The protection limits are not for the home’s value but for the homeowner’s equity. A homeowner can’t be forced to sell the property to benefit creditors if the equity held is less than the limit, but creditors may force the sale If a homestead’s equity exceeds the limits.4

Protection doesn’t apply to secured creditors, such as the bank that holds the mortgage. The homeowner is protected only from unsecured creditors who may come after the home’s value to satisfy claims against the homeowner’s assets.5

Bankruptcy Protection

Federal bankruptcy law shields a home from sale if the owner’s equity does not exceed $25,150 if the bankruptcy case was filed after April 1, 2019.67 Homeowners commonly use the state’s limits, which often prove more favorable.

Those who declare bankruptcy in New Jersey or Pennsylvania can get protection using the federal limits despite the absence of a state homestead exemption in these states. But bankruptcy protection only protects against unsecured creditors. It won’t prevent a bank that holds a mortgage from foreclosing on the home.5

Deducting the Homestead Exemption

A homestead tax or property tax is typically applied to homes based on the assessed value by the local government tax assessor’s office. The homestead tax can be a percentage of the property’s value or a fixed amount. The homestead exemption may offer ongoing reductions in property taxes depending on state laws.

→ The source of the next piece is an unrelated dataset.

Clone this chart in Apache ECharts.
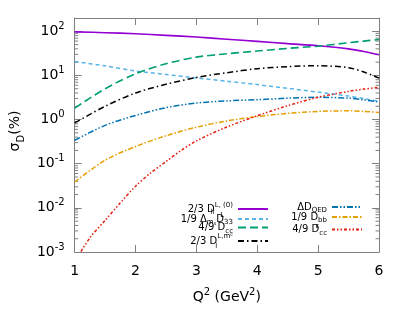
<!DOCTYPE html>
<html>
<head>
<meta charset="utf-8">
<script src="https://cdn.jsdelivr.net/npm/echarts@6/dist/echarts.min.js"></script>
<style>
  html, body { margin: 0; padding: 0; background: #fff; }
  #chart { width: 407px; height: 326px; }
</style>
</head>
<body>
<div id="chart"></div>
<script>
// Q^2 sample points
const qMain = [1, 1.5, 2, 2.5, 3, 3.5, 4, 4.5, 5, 5.5, 5.75, 6];
const qRed = [1, 1.25, 1.5, 1.75, 2, 2.25, 2.5, 2.75, 3, 3.5, 4, 4.5, 5, 5.5, 5.75, 6];

// sigma_D (%) contributions
const dll0 = [97, 93, 88, 81, 74, 66, 59, 52.5, 47, 40, 35, 29.5];
const d33 = [20.7, 16.5, 12.6, 10.5, 8.8, 7.4, 6.2, 5.1, 4.2, 3.4, 3.0, 2.6];
const dcc = [1.82, 5.0, 10.9, 18.4, 26, 31, 35.7, 41, 46, 55, 60, 65];
const dlmc = [0.84, 2.0, 4.0, 6.3, 9.0, 11.5, 14.2, 15.8, 16.6, 15.0, 12.0, 8.7];
const dqed = [0.34, 0.74, 1.24, 1.86, 2.37, 2.65, 2.82, 3.05, 3.2, 3.05, 2.8, 2.5];
const dbb = [0.0385, 0.12, 0.245, 0.43, 0.67, 0.93, 1.17, 1.38, 1.53, 1.58, 1.53, 1.45];
const dcce = [0.0006, 0.0021, 0.0052, 0.013, 0.031, 0.062, 0.112, 0.2, 0.33, 0.68, 1.22, 2.06, 3.2, 4.35, 4.9, 5.4];

// tick labels
const xTicks = [1, 2, 3, 4, 5, 6];
const yTickExps = [-3, -2, -1, 0, 1, 2];

// legend labels (rich text); z* tokens take no width so sub and sup stack
const names = {
  dll0: '{n|2/3 D}{zsub|ll}{sup|L, (0)}',
  d33: '{n|1/9 Δ}{sub|m}{ss|s}{n|D}{zsup|L}{sub|33}',
  dcc: '{n|4/9 D}{sub|cc}',
  dlmc: '{n|2/3 D}{zsub|l}{sup|L,m}{ssup|c}',
  dqed: '{n|ΔD}{sub|QED}',
  dbb: '{n|1/9 D}{sub|bb}',
  dcce: '{n|4/9 D}{zsup|ε}{sub|cc}'
};

const frame = '#808080';
const font = 'DejaVu Sans';

function pairs(xs, ys) {
  return xs.map((x, i) => [x, ys[i]]);
}

// minor ticks on the log axis (2..9 x 10^n)
let minor = [];
for (let i = 0; i < yTickExps.length - 1; i++) {
  for (let k = 2; k <= 9; k++) {
    minor.push([1, k * Math.pow(10, yTickExps[i])]);
  }
}

const seriesDefs = [
  { key: 'dll0', data: pairs(qMain, dll0), color: '#9400d3', type: 'solid', width: 1.6 },
  { key: 'd33', data: pairs(qMain, d33), color: '#56b4e9', type: [4, 3], width: 1.5 },
  { key: 'dcc', data: pairs(qMain, dcc), color: '#009e73', type: [8, 4], width: 1.6 },
  { key: 'dlmc', data: pairs(qMain, dlmc), color: '#000000', type: [6, 3, 1.5, 3], width: 1.5 },
  { key: 'dqed', data: pairs(qMain, dqed), color: '#0072b2', type: [6, 2, 1.5, 2, 1.5, 2], width: 1.5 },
  { key: 'dbb', data: pairs(qMain, dbb), color: '#e69f00', type: [5, 2, 1.5, 2], width: 1.5 },
  { key: 'dcce', data: pairs(qRed, dcce), color: '#e51e10', type: [3, 2, 1.5, 2, 1.5, 2], width: 1.5 }
];

let series = seriesDefs.map((s) => ({
  name: s.key,
  type: 'line',
  data: s.data,
  smooth: 0.3,
  symbol: 'none',
  color: s.color,
  lineStyle: { color: s.color, width: s.width, type: s.type },
  z: 3
}));

series.push({
  type: 'custom',
  data: minor,
  silent: true,
  renderItem: function (params, api) {
    const v = api.value(1);
    const l = api.coord([1, v]);
    const r = api.coord([6, v]);
    return {
      type: 'group',
      children: [
        { type: 'line', shape: { x1: l[0], y1: l[1], x2: l[0] + 3.5, y2: l[1] }, style: { stroke: frame, lineWidth: 1 } },
        { type: 'line', shape: { x1: r[0], y1: r[1], x2: r[0] - 3.5, y2: r[1] }, style: { stroke: frame, lineWidth: 1 } }
      ]
    };
  },
  z: 2
});

const legendRich = {
  n: { fontFamily: font, fontSize: 10, color: '#000', lineHeight: 14 },
  sub: { fontFamily: font, fontSize: 7, color: '#000', verticalAlign: 'bottom', lineHeight: 14 },
  zsub: { fontFamily: font, fontSize: 7, color: '#000', verticalAlign: 'bottom', lineHeight: 14, width: 0.1 },
  ss: { fontFamily: font, fontSize: 5, color: '#000', verticalAlign: 'bottom', lineHeight: 12 },
  sup: { fontFamily: font, fontSize: 7, color: '#000', verticalAlign: 'top', lineHeight: 14 },
  zsup: { fontFamily: font, fontSize: 7, color: '#000', verticalAlign: 'top', lineHeight: 14, width: 0.1 },
  ssup: { fontFamily: font, fontSize: 5, color: '#000', verticalAlign: 'top', lineHeight: 17 }
};

const legendPos = [
  { key: 'dll0', right: 138, y: 209 },
  { key: 'd33', right: 138, y: 219 },
  { key: 'dcc', right: 138, y: 229.5 },
  { key: 'dlmc', right: 138, y: 239.5 },
  { key: 'dqed', right: 44, y: 209 },
  { key: 'dbb', right: 44, y: 219 },
  { key: 'dcce', right: 44, y: 229.5 }
];

const legends = legendPos.map((p) => ({
  data: [p.key],
  right: p.right,
  top: p.y - 7,
  padding: 0,
  align: 'right',
  itemWidth: 30,
  itemHeight: 10,
  selectedMode: false,
  itemStyle: { opacity: 0 },
  formatter: (name) => names[name],
  textStyle: { rich: legendRich }
}));

const axisCommonY = {
  type: 'log',
  min: 0.001,
  max: 200,
  logBase: 10,
  axisLine: { show: true, lineStyle: { color: frame, width: 1 } },
  axisTick: { show: true, inside: true, length: 7, lineStyle: { color: frame } },
  splitLine: { show: false }
};

const axisCommonX = {
  type: 'value',
  min: 1,
  max: 6,
  interval: 1,
  axisLine: { show: true, onZero: false, lineStyle: { color: frame, width: 1 } },
  axisTick: { show: true, inside: true, length: 7, lineStyle: { color: frame } },
  splitLine: { show: false }
};

const option = {
  animation: false,
  backgroundColor: '#fff',
  grid: { left: 71, top: 18, right: 28, bottom: 74 },
  legend: legends,
  xAxis: [
    Object.assign({}, axisCommonX, {
      position: 'bottom',
      name: '{n|Q}{sup|2}{n| (GeV}{sup|2}{n|)}',
      nameLocation: 'middle',
      nameGap: 35,
      nameTextStyle: {
        rich: {
          n: { fontFamily: font, fontSize: 14, color: '#000', lineHeight: 20 },
          sup: { fontFamily: font, fontSize: 10, color: '#000', verticalAlign: 'top', lineHeight: 20 }
        }
      },
      axisLabel: {
        margin: 12,
        fontFamily: font,
        fontSize: 14,
        color: '#000',
        formatter: (v) => (xTicks.indexOf(v) >= 0 ? String(v) : '')
      }
    }),
    Object.assign({}, axisCommonX, {
      position: 'top',
      axisLabel: { show: false }
    })
  ],
  yAxis: [
    Object.assign({}, axisCommonY, {
      position: 'left',
      name: '{n|σ}{sub|D}{n|(%)}',
      nameLocation: 'middle',
      nameGap: 45,
      nameTextStyle: {
        padding: [0, 0, 0, 8],
        rich: {
          n: { fontFamily: font, fontSize: 14, color: '#000', lineHeight: 20 },
          sub: { fontFamily: font, fontSize: 10, color: '#000', verticalAlign: 'bottom', lineHeight: 22 }
        }
      },
      axisLabel: {
        margin: 10,
        formatter: function (v) {
          const n = Math.round(Math.log10(v));
          if (yTickExps.indexOf(n) < 0 || Math.abs(v / Math.pow(10, n) - 1) > 1e-6) return '';
          return '{b|10}{sup|' + n + '}';
        },
        rich: {
          b: { fontFamily: font, fontSize: 14, color: '#000', lineHeight: 20 },
          sup: { fontFamily: font, fontSize: 10, color: '#000', verticalAlign: 'top', lineHeight: 20 }
        }
      }
    }),
    Object.assign({}, axisCommonY, {
      position: 'right',
      axisLabel: { show: false }
    })
  ],
  series: series
};

const chart = echarts.init(document.getElementById('chart'));
chart.setOption(option);
</script>
</body>
</html>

Homestead tax exemptions usually offer a fixed discount on taxes, such as exempting the first $50,000 of the assessed value with the remainder taxed at the normal rate. With a $50,000 homestead exemption, a home valued at $150,000 would be taxed on only $100,000 of assessed value. A home valued at $75,000 would be taxed on only $25,000.

Fixed homestead tax exemptions create a progressive tax that’s more favorable for those with modest homes. The exemption is paid for with a local or state sales tax in some areas.8

Do Homestead Exemptions Only Apply to a Primary Residence?

Homeowners must occupy the property as their permanent residence to qualify for a homestead exemption.

Where Do Individuals Apply for a Homestead Exemption?

A county or local tax assessor’s website or office will provide details on available homestead tax exemptions. Some states require an application, available online, and have deadlines.

What States Have Homestead Exemptions?

Most states have homestead exemptions except New Jersey and Pennsylvania. Some states have other homestead laws such as provisions that protect surviving spouses from creditors.

The Bottom Line

The homestead exemption provides an exemption from property taxes on a primary residence and protects the value from creditors, and circumstances that arise from the death of the homeowner’s spouse. The exemption can’t be claimed for another property elsewhere. Homestead protection is automatic in some states, but homeowners must file a claim for a homestead exemption in others.